What to do >> Filter the listing below, copying every line in which the word "matplotlib" appears.

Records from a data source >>
"""

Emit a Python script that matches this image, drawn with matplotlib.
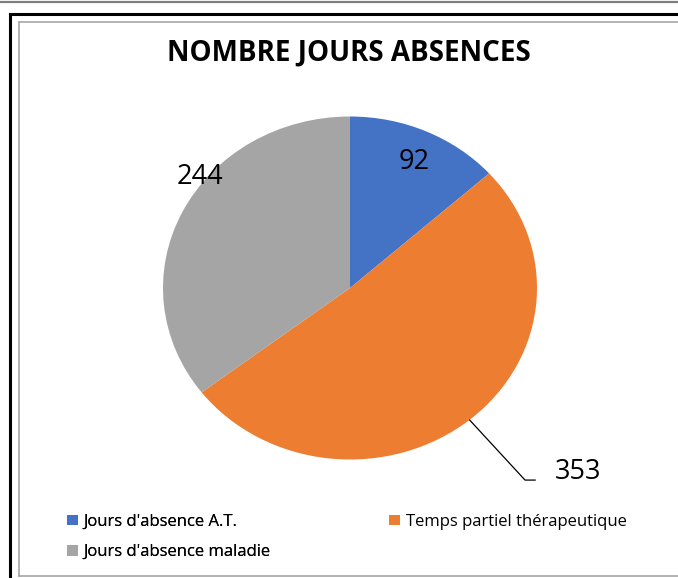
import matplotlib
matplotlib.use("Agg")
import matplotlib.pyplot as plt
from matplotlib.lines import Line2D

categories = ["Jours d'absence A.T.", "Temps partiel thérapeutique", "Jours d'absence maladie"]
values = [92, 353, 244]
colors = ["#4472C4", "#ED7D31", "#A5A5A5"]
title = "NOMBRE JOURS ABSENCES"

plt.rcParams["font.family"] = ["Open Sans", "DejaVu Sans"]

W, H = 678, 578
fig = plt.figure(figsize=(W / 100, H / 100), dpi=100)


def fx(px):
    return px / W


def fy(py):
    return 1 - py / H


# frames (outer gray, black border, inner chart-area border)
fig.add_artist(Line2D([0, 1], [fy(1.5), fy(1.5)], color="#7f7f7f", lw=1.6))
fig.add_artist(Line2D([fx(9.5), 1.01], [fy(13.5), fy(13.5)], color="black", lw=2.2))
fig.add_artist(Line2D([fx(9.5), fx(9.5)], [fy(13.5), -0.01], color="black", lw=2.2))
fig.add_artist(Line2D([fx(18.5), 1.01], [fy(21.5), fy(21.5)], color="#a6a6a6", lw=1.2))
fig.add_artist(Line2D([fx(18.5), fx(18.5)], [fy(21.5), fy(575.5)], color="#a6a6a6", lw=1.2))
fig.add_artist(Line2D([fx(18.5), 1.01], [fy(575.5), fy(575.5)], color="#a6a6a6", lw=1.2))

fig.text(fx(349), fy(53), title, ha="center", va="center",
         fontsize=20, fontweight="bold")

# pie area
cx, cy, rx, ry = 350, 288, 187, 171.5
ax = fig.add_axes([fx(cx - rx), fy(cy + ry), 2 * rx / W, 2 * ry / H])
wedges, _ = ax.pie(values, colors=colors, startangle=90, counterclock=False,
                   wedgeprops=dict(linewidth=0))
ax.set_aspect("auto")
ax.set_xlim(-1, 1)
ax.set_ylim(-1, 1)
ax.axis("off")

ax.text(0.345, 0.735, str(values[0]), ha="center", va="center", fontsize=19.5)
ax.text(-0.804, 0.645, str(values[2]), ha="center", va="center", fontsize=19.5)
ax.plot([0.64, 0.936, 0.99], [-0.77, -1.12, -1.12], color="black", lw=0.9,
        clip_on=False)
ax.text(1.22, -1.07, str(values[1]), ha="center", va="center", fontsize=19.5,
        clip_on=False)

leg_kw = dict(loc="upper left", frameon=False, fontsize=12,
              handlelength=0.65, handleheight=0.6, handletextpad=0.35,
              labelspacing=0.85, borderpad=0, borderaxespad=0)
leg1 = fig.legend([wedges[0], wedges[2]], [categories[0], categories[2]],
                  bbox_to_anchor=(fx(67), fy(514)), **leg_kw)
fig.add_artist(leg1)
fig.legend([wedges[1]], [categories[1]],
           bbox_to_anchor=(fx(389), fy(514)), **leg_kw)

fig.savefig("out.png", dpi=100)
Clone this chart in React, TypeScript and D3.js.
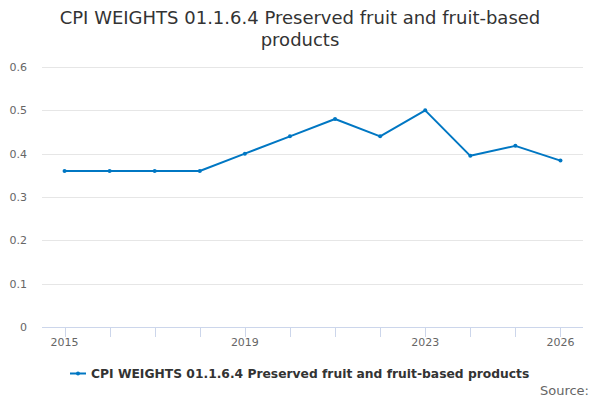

"""

Correct response >>
Emit a Python script that matches this image, drawn with matplotlib.
import matplotlib
matplotlib.use("Agg")
import matplotlib.pyplot as plt
from matplotlib.lines import Line2D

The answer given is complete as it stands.